A new cellular labeling strategy gives researchers an efficient tool for studying the development of tissue that could help prevent the onset of obesity and cardiovascular disease.
Most people think about fat in terms of the white adipose tissue that stores the body’s excess energy, and which steadily — and visibly — accumulates as one becomes out of shape or obese. However, there is another type of fat tissue that can prevent rather than promote weight gain. “Brown adipose tissue not only stores fats, but also has the ability to burn fats to release energy as heat,” explains Bin Liu of the A*STAR Institute of Materials Research and Engineering.
Liu sees this tissue as a promising target for anti-obesity drugs, and her group set about designing a fluorescent molecule that could help scientists visualize the development of brown adipose cells. These cells can be characterized based on the number and organization of their mitochondria, the organelles that drive cellular metabolism. However, existing mitochondrial dyes tend to absorb each other’s fluorescence at high concentrations, resulting in a weaker overall signal as they accumulate.
In collaboration with Hong Kong University of Science and Technology researcher Ben Zhong Tang, Liu’s team devised a fluorescent dye that exhibits ‘aggregation-induced emission’. “This means that the probe does not emit fluorescence in dilute solutions,” explains Liu, “but it becomes highly fluorescent when it accumulates in mitochondria, without any self-quenching effects.”
After 20 minutes of treatment with their AIE-MitoGreen-1 probe, Liu’s group achieved bright labeling of mitochondria in brown adipose cells that lasted for more than a day. This labeling approach also left cultured cells largely unharmed, whereas only 10 per cent of cells survived prolonged treatment with a commercially available mitochondrial dye. The researchers subsequently used AIE-MitoGreen-1 to monitor the development of brown adipose tissue from precursor cells, observing changes in cell shape and mitochondrial organization over seven days (see image).

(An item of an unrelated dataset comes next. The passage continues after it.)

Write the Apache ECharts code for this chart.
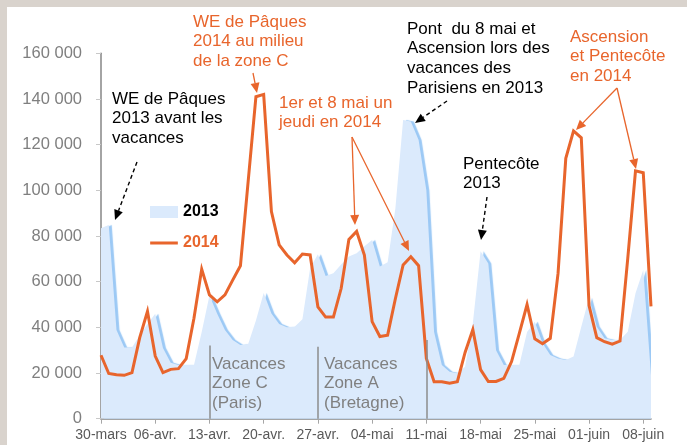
<!DOCTYPE html>
<html>
<head>
<meta charset="utf-8">
<script src="https://cdn.jsdelivr.net/npm/echarts@6.0.0/dist/echarts.min.js"></script>
<style>
  html, body { margin: 0; padding: 0; background: #fff; }
  #chart { width: 687px; height: 445px; }
</style>
</head>
<body>
<div id="chart"></div>
<script>
// jours du 30 mars au 9 juin
var days = [
  '30-mars','31-mars',
  '01-avr.','02-avr.','03-avr.','04-avr.','05-avr.','06-avr.','07-avr.','08-avr.','09-avr.','10-avr.',
  '11-avr.','12-avr.','13-avr.','14-avr.','15-avr.','16-avr.','17-avr.','18-avr.','19-avr.','20-avr.',
  '21-avr.','22-avr.','23-avr.','24-avr.','25-avr.','26-avr.','27-avr.','28-avr.','29-avr.','30-avr.',
  '01-mai','02-mai','03-mai','04-mai','05-mai','06-mai','07-mai','08-mai','09-mai','10-mai',
  '11-mai','12-mai','13-mai','14-mai','15-mai','16-mai','17-mai','18-mai','19-mai','20-mai',
  '21-mai','22-mai','23-mai','24-mai','25-mai','26-mai','27-mai','28-mai','29-mai','30-mai','31-mai',
  '01-juin','02-juin','03-juin','04-juin','05-juin','06-juin','07-juin','08-juin','09-juin'
];

var y2013 = [
  83400, 84800, 38800, 31200, 31200, 36500, 41500, 46000, 31000, 24500,
  23500, 23500, 23500, 38000, 54000, 46000, 38800, 34500, 32300, 32700,
  43000, 55000, 46100, 41500, 40000, 40300, 43500, 66000, 72000, 62500,
  63700, 67500, 71000, 72500, 75500, 78300, 66600, 68500, 92000, 130800,
  130100, 122000, 100000, 38000, 23500, 20600, 19900, 22800, 41800, 73300,
  68000, 30000, 23500, 23500, 23500, 38000, 42500, 33000, 27900, 26400,
  25700, 27200, 40300, 53000, 40300, 35200, 34500, 34500, 38100, 54900,
  65100, 19000
];

var y2014 = [
  27800, 19800, 19200, 19000, 20200, 35500, 47000, 27400, 20200, 21600,
  21900, 26300, 44000, 65500, 54200, 51200, 54200, 60700, 67000, 104000,
  141000, 142000, 90700, 76100, 71700, 68300, 72100, 71700, 49000, 44500,
  44500, 57000, 78500, 82000, 71700, 42500, 36000, 36600, 52500, 67300,
  70900, 67000, 26400, 16200, 16200, 15500, 16200, 29000, 39000, 21500,
  16300, 16300, 17700, 25000, 37400, 50000, 35000, 32800, 35200, 63600,
  114000, 126000, 123000, 49500, 35500, 33700, 32600, 34000, 70200, 108500,
  107700, 49200
];

// debut des vacances (trait vertical) : jour, hauteur
var vacDays = ['13-avr.', '27-avr.', '11-mai'];
var vacTops = [32000, 31500, 34500];

var orange = '#e8652c';
var blue = '#dbeafc';
var font = 'Liberation Sans, Arial, sans-serif';

function arrow(x1, y1, x2, y2, color, dashed) {
  var a = Math.atan2(y2 - y1, x2 - x1);
  var L = 10, W = 4.5;
  var c = Math.cos(a), s = Math.sin(a);
  var bx = x2 - L * c, by = y2 - L * s;
  return [
    {
      type: 'line', silent: true, z: 10,
      shape: { x1: x1, y1: y1, x2: bx, y2: by },
      style: { stroke: color, lineWidth: dashed ? 1.4 : 1.3, lineDash: dashed ? [4, 3] : null }
    },
    {
      type: 'polygon', silent: true, z: 10,
      shape: { points: [[x2, y2], [bx + W * s, by - W * c], [bx - W * s, by + W * c]] },
      style: { fill: color }
    }
  ];
}

function note(x, y, text, color) {
  return {
    type: 'text', silent: true, z: 10, x: x, y: y,
    style: { text: text, fill: color, font: '17px ' + font, lineHeight: 19.7 }
  };
}

var graphics = [
  // cadre beige
  { type: 'rect', shape: { x: 0, y: 0, width: 687, height: 7 }, style: { fill: '#d9d3cd' }, z: 0 },
  { type: 'rect', shape: { x: 0, y: 0, width: 7, height: 445 }, style: { fill: '#d9d3cd' }, z: 0 },
  note(112, 89, 'WE de Pâques\n2013 avant les\nvacances', '#000'),
  note(193, 12, 'WE de Pâques\n2014 au milieu\nde la zone C', orange),
  note(279, 93, '1er et 8 mai un\njeudi en 2014', orange),
  note(407, 19, 'Pont  du 8 mai et\nAscension lors des\nvacances des\nParisiens en 2013', '#000'),
  note(463, 154, 'Pentecôte\n2013', '#000'),
  note(570, 27, 'Ascension\net Pentecôte\nen 2014', orange),
  note(212, 354, 'Vacances\nZone C\n(Paris)', '#808080'),
  note(324, 354, 'Vacances\nZone A\n(Bretagne)', '#808080')
];
graphics = graphics
  .concat(arrow(137, 162, 115, 220, '#000', true))
  .concat(arrow(253, 73, 257, 93, orange, false))
  .concat(arrow(352, 137, 355, 225, orange, false))
  .concat(arrow(352, 137, 409, 251, orange, false))
  .concat(arrow(447, 101, 415, 123, '#000', true))
  .concat(arrow(487, 197, 481, 240, '#000', true))
  .concat(arrow(617, 88, 576, 130, orange, false))
  .concat(arrow(617, 88, 636, 169, orange, false));

var myChart = echarts.init(document.getElementById('chart'));

var option = {
  backgroundColor: '#fff',
  animation: false,
  textStyle: { fontFamily: font },
  grid: { left: 101, right: 36, top: 53.3, bottom: 26.3, containLabel: false },
  legend: {
    orient: 'vertical',
    left: 145,
    top: 199,
    itemWidth: 28,
    itemHeight: 12,
    itemGap: 15,
    selectedMode: false,
    textStyle: { fontSize: 16, fontWeight: 'bold', fontFamily: font, color: '#000' },
    data: [
      { name: '2013', icon: 'rect', itemStyle: { color: blue } },
      {
        name: '2014',
        icon: 'path://M0,0H0.01V0.01H0Z M0,5H30V8H0Z M0,13H0.01V13.01H0Z',
        itemStyle: { color: orange },
        textStyle: { color: orange }
      }
    ]
  },
  xAxis: {
    type: 'category',
    data: days,
    boundaryGap: false,
    axisLine: { lineStyle: { color: '#868686', width: 1.5 } },
    axisTick: { interval: 6, length: 5, lineStyle: { color: '#a6a6a6' } },
    axisLabel: { interval: 6, margin: 9, fontSize: 14, color: '#595959', fontFamily: font },
    splitLine: { show: false }
  },
  yAxis: {
    type: 'value',
    min: 0,
    max: 160000,
    interval: 20000,
    axisLine: { show: true, lineStyle: { color: '#868686', width: 1.5 } },
    axisTick: { show: true, length: 5, lineStyle: { color: '#c8c8c8' } },
    axisLabel: {
      margin: 19, fontSize: 16.5, color: '#7f7f7f', fontFamily: font,
      formatter: function (v) { return v.toString().replace(/\B(?=(\d{3})+(?!\d))/g, ' '); }
    },
    splitLine: { show: false }
  },
  series: [
    {
      name: '2013',
      type: 'line',
      data: y2013,
      color: blue,
      showSymbol: false,
      symbol: 'none',
      lineStyle: { width: 0 },
      areaStyle: {
        color: blue, opacity: 1,
        shadowColor: '#9cc9f5', shadowOffsetX: 3, shadowOffsetY: 0, shadowBlur: 1
      },
      z: 1,
      markLine: {
        silent: true,
        symbol: 'none',
        label: { show: false },
        lineStyle: { color: '#8c8c8c', width: 1.5, type: 'solid' },
        data: vacDays.map(function (d, i) {
          return [{ coord: [d, 0] }, { coord: [d, vacTops[i]] }];
        })
      }
    },
    {
      name: '2014',
      type: 'line',
      data: y2014,
      color: orange,
      showSymbol: false,
      symbol: 'none',
      lineStyle: { width: 3, color: orange, join: 'miter' },
      z: 3
    }
  ],
  graphic: graphics
};

myChart.setOption(option);
</script>
</body>
</html>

Since the basic stages of brown adipose development are well characterized, this probe could help identify treatments that stimulate or impede this process. “We hope to use our probe to monitor the activity of brown adipose cells in response to various stimuli, such as drug intervention or temperature changes,” says Liu. Her group aims to further improve their probe so that it shines longer and brighter. Ultimately, she hopes to develop variants that fluoresce at near-infrared wavelengths, which can be detected deeper within living tissue. “We would apply these probes to long-term monitoring of brown adipose cells in animal models.”